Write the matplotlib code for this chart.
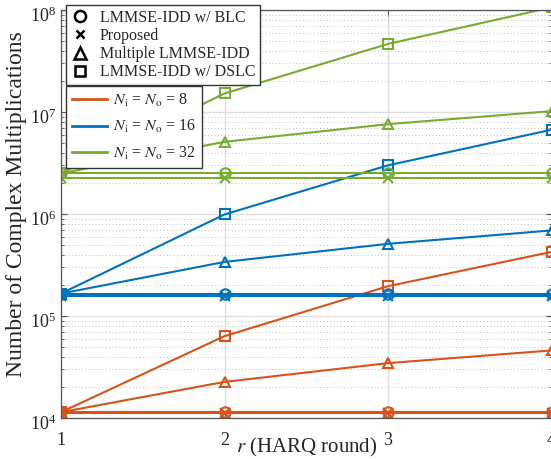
import matplotlib
matplotlib.use("Agg")
import matplotlib.pyplot as plt
from matplotlib.lines import Line2D
from matplotlib.ticker import LogLocator, NullFormatter
from matplotlib.transforms import ScaledTranslation

plt.rcParams['font.family'] = ['Liberation Serif', 'DejaVu Serif']
plt.rcParams['mathtext.fontset'] = 'stix'

# HARQ rounds
r = [1, 2, 3, 4]

# N_i = N_o = 8
blc8 = [1.14e4, 1.14e4, 1.14e4, 1.14e4]
prop8 = [1.11e4, 1.11e4, 1.11e4, 1.11e4]
mult8 = [1.14e4, 2.26e4, 3.45e4, 4.6e4]
dslc8 = [1.14e4, 6.35e4, 1.96e5, 4.25e5]

# N_i = N_o = 16
blc16 = [1.66e5, 1.66e5, 1.66e5, 1.66e5]
prop16 = [1.58e5, 1.58e5, 1.58e5, 1.58e5]
mult16 = [1.66e5, 3.39e5, 5.1e5, 6.9e5]
dslc16 = [1.66e5, 9.9e5, 3.0e6, 6.7e6]

# N_i = N_o = 32
blc32 = [2.5e6, 2.5e6, 2.5e6, 2.5e6]
prop32 = [2.27e6, 2.27e6, 2.27e6, 2.27e6]
mult32 = [2.5e6, 5.1e6, 7.6e6, 1.02e7]
dslc32 = [2.5e6, 1.52e7, 4.65e7, 1.06e8]

sizes = ['8', '16', '32']
colores = ['#D95319', '#0072BD', '#77AC30']
series = [(blc8, prop8, mult8, dslc8),
          (blc16, prop16, mult16, dslc16),
          (blc32, prop32, mult32, dslc32)]

fig = plt.figure(figsize=(5.51, 4.59), dpi=100)
ax = fig.add_axes([61/551, 41/459, 490.5/551, 408/459])

tc = '#262626'
for (blc, prop, mult, dslc), c in zip(series, colores):
    kw = dict(color=c, lw=1.5, mfc='none', mew=1.5, ms=7.5)
    ax.plot(r, blc, marker='o', **kw)
    ax.plot(r, prop, marker='x', **kw)
    ax.plot(r, mult, marker='^', **kw)
    ax.plot(r, dslc, marker='s', ms=6.5, color=c, lw=1.5, mfc='none', mew=1.5)

ax.set_yscale('log')
ax.set_xlim(1, 4)
ax.set_ylim(1e4, 1e8)
ax.set_xticks(r)
ax.yaxis.set_minor_locator(LogLocator(base=10, subs=range(2, 10)))
ax.yaxis.set_minor_formatter(NullFormatter())

ax.grid(True, which='major', color='#dedede', lw=1.0, ls='-')
ax.grid(True, which='minor', axis='y', color='#bdbdbd', lw=0.7, ls=(0, (1, 2.5)))
ax.set_axisbelow(True)

for s in ax.spines.values():
    s.set_color('#555555')
    s.set_linewidth(0.9)
ax.tick_params(which='both', direction='in', top=True, right=True, colors='#555555',
               labelcolor=tc, labelsize=13)
ax.tick_params(which='major', length=4)
ax.tick_params(axis='x', pad=10)
ax.tick_params(which='minor', length=2)

# bajar un poco las etiquetas del eje y (como en MATLAB)
off = ScaledTranslation(0, -4/100, fig.dpi_scale_trans)
for lab in ax.get_yticklabels():
    lab.set_transform(lab.get_transform() + off)

ax.set_xlabel(r'$r$ (HARQ round)', fontsize=15, color=tc)
ax.xaxis.set_label_coords(0.5, -0.044)
ax.set_ylabel('Number of Complex Multiplications', fontsize=17, color=tc)
ax.yaxis.set_label_coords(-0.07, 0.525)

# leyenda de marcadores
mk = [Line2D([], [], color='k', ls='none', marker=m, mfc='none', mew=1.8, ms=ms)
      for m, ms in [('o', 8), ('x', 6), ('^', 8.5), ('s', 6.5)]]
leg1 = fig.legend(mk, ['LMMSE-IDD w/ BLC', 'Proposed', 'Multiple LMMSE-IDD', 'LMMSE-IDD w/ DSLC'],
                  loc='upper left', bbox_to_anchor=(66/551, 1 - 5/459), borderaxespad=0,
                  fontsize=11.5, frameon=True, fancybox=False, edgecolor='#333333',
                  framealpha=1, handlelength=1.1, handletextpad=0.7, labelspacing=0.14,
                  borderpad=0.3, labelcolor=tc)
leg1.get_frame().set_linewidth(1.0)

# leyenda de colores
ln = [Line2D([], [], color=c, lw=2) for c in colores]
labs = [r'$N_\mathrm{i}$ = $N_\mathrm{o}$ = ' + n for n in sizes]
leg2 = fig.legend(ln, labs, loc='upper left', bbox_to_anchor=(66/551, 1 - 86/459), borderaxespad=0,
                  fontsize=11.5, frameon=True, fancybox=False, edgecolor='#333333',
                  framealpha=1, handlelength=2.2, handletextpad=0.4, labelspacing=0.6,
                  borderpad=0.35, labelcolor=tc)
leg2.get_frame().set_linewidth(1.0)

fig.savefig('out.png', dpi=100)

#### [What is asked]
Set the lines above down again, word for word, from the first through the one containing "from matplotlib.transforms import"; pictures excluded.

#### [The response]
Write the matplotlib code for this chart.
import matplotlib
matplotlib.use("Agg")
import matplotlib.pyplot as plt
from matplotlib.lines import Line2D
from matplotlib.ticker import LogLocator, NullFormatter
from matplotlib.transforms import ScaledTranslation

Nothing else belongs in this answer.